# Work to complete
Reproduce each line of the material exactly, minus any picture.
___ Information supplied
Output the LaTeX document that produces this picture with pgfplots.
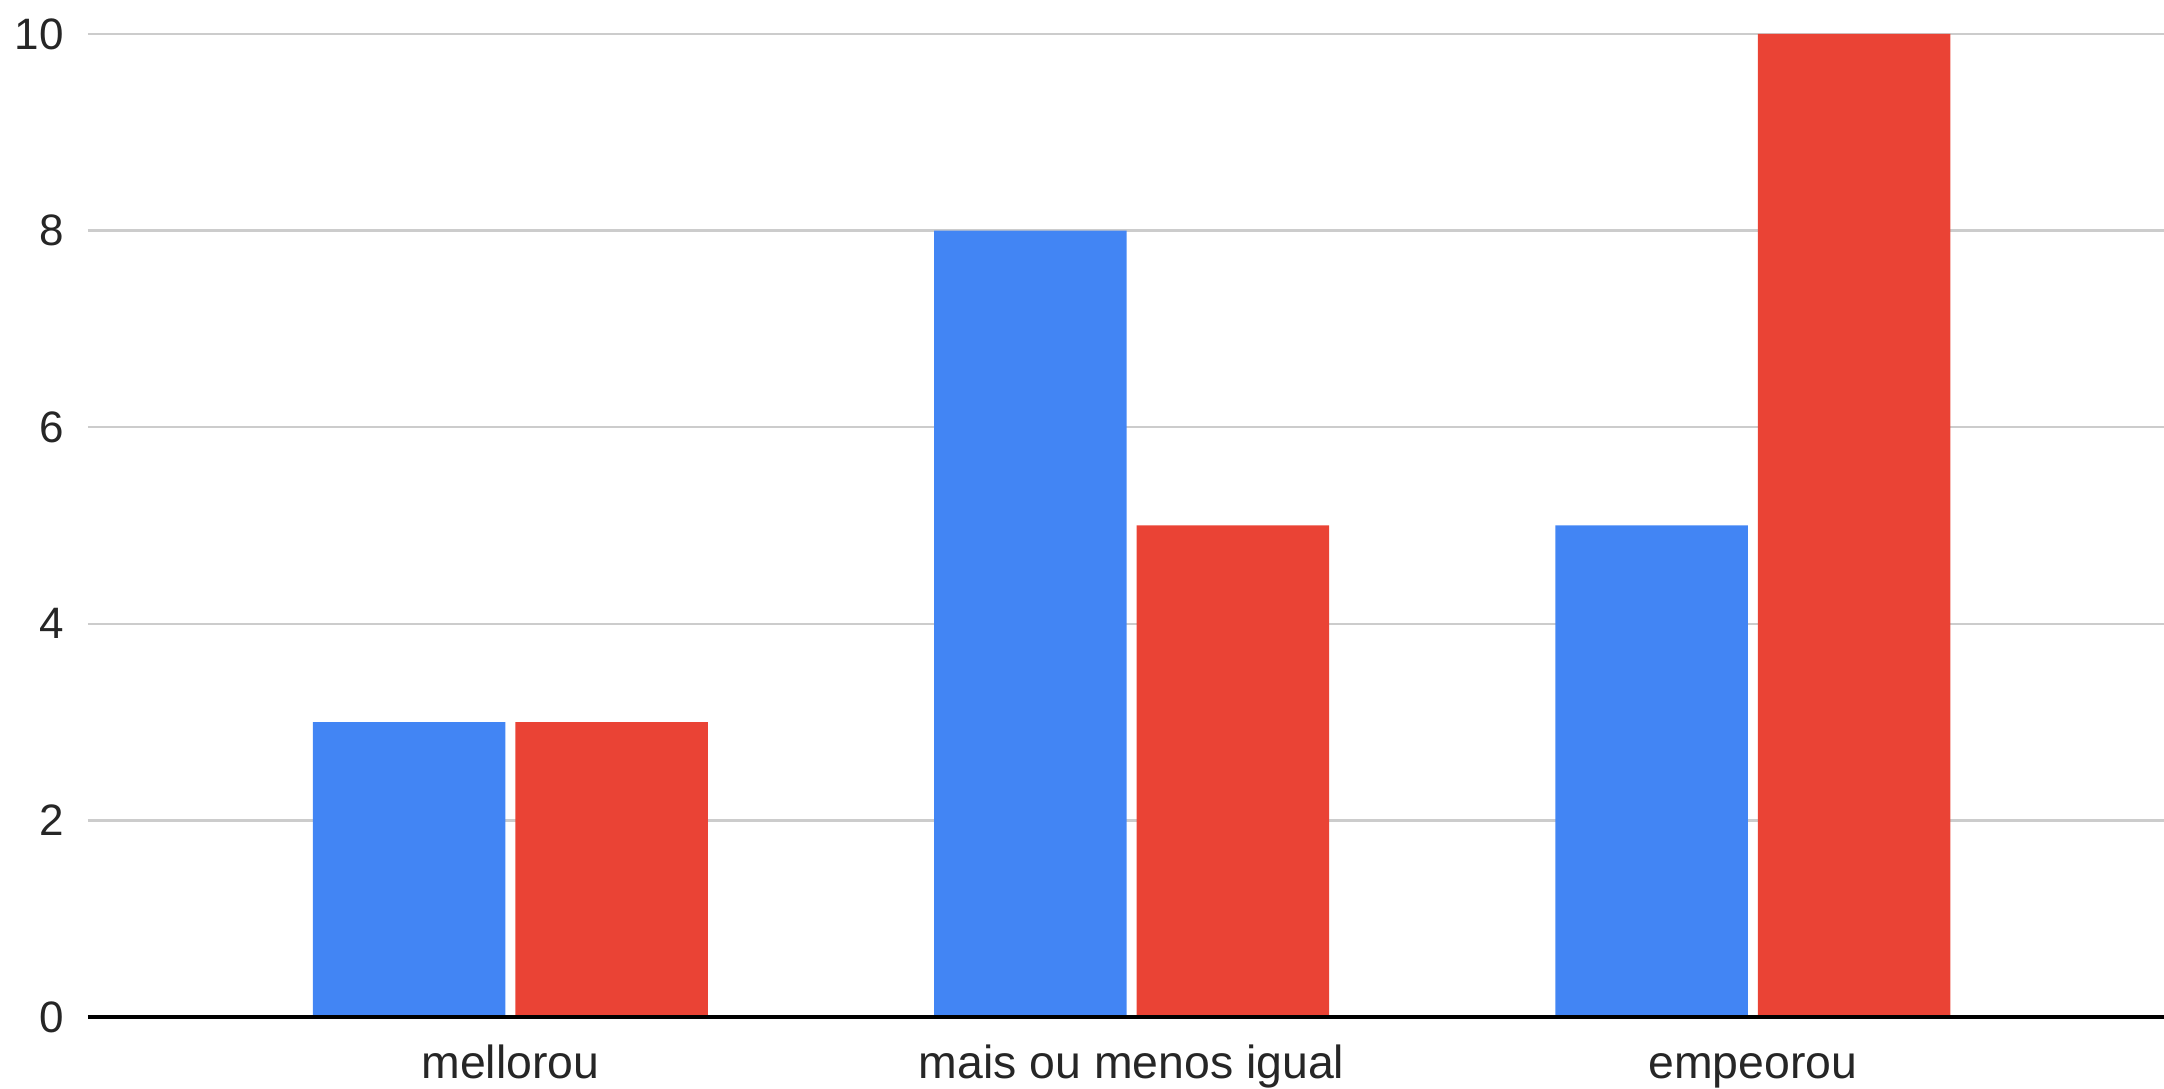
\documentclass[border=0pt]{standalone}
\usepackage{pgfplots}
\pgfplotsset{compat=1.18}
\usepackage{fontspec}
\setmainfont{Liberation Sans}
\definecolor{gblue}{HTML}{4285F4}
\definecolor{gred}{HTML}{EA4335}
\definecolor{gridgray}{HTML}{CCCCCC}
\definecolor{baseline}{HTML}{333333}

\begin{document}
\begin{tikzpicture}
    % fixed page size: axis sits with its south west corner at the origin
    \useasboundingbox (-22pt,-18pt) rectangle (519pt,254.25pt);
    \begin{axis}[
        at={(0,0)}, anchor=south west,
        scale only axis,
        width=519pt, height=245.75pt,
        xmin=-0.68, xmax=2.662,
        ymin=0, ymax=10,
        ytick={0,2,4,6,8,10},
        xtick={0,1,2},
        xticklabels={mellorou, mais ou menos igual, empeorou},
        major tick length=0pt,
        axis line style={draw=none},
        ymajorgrids=true,
        grid style={gridgray, line width=0.6pt},
        tick label style={text=black!85},
        yticklabel style={font=\fontsize{11pt}{13}\selectfont, xshift=-2.5pt},
        xticklabel style={font=\fontsize{11.6pt}{13}\selectfont, anchor=base, yshift=-15.5pt},
        /pgf/number format/assume math mode=true,
        bar width=0.31,
        clip=false,
    ]
        \addplot[ybar, bar shift=-0.163, fill=gblue, draw=none]
            coordinates {(0,3) (1,8) (2,5)};
        \addplot[ybar, bar shift=0.163, fill=gred, draw=none]
            coordinates {(0,3) (1,5) (2,10)};
        \draw[baseline, line width=0.8pt] (rel axis cs:0,0) -- (rel axis cs:1,0);
    \end{axis}
\end{tikzpicture}
\end{document}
______
# Result of the exercise
Output the LaTeX document that produces this picture with pgfplots.
\documentclass[border=0pt]{standalone}
\usepackage{pgfplots}
\pgfplotsset{compat=1.18}
\usepackage{fontspec}
\setmainfont{Liberation Sans}
\definecolor{gblue}{HTML}{4285F4}
\definecolor{gred}{HTML}{EA4335}
\definecolor{gridgray}{HTML}{CCCCCC}
\definecolor{baseline}{HTML}{333333}

\begin{document}
\begin{tikzpicture}
    % fixed page size: axis sits with its south west corner at the origin
    \useasboundingbox (-22pt,-18pt) rectangle (519pt,254.25pt);
    \begin{axis}[
        at={(0,0)}, anchor=south west,
        scale only axis,
        width=519pt, height=245.75pt,
        xmin=-0.68, xmax=2.662,
        ymin=0, ymax=10,
        ytick={0,2,4,6,8,10},
        xtick={0,1,2},
        xticklabels={mellorou, mais ou menos igual, empeorou},
        major tick length=0pt,
        axis line style={draw=none},
        ymajorgrids=true,
        grid style={gridgray, line width=0.6pt},
        tick label style={text=black!85},
        yticklabel style={font=\fontsize{11pt}{13}\selectfont, xshift=-2.5pt},
        xticklabel style={font=\fontsize{11.6pt}{13}\selectfont, anchor=base, yshift=-15.5pt},
        /pgf/number format/assume math mode=true,
        bar width=0.31,
        clip=false,
    ]
        \addplot[ybar, bar shift=-0.163, fill=gblue, draw=none]
            coordinates {(0,3) (1,8) (2,5)};
        \addplot[ybar, bar shift=0.163, fill=gred, draw=none]
            coordinates {(0,3) (1,5) (2,10)};
        \draw[baseline, line width=0.8pt] (rel axis cs:0,0) -- (rel axis cs:1,0);
    \end{axis}
\end{tikzpicture}
\end{document}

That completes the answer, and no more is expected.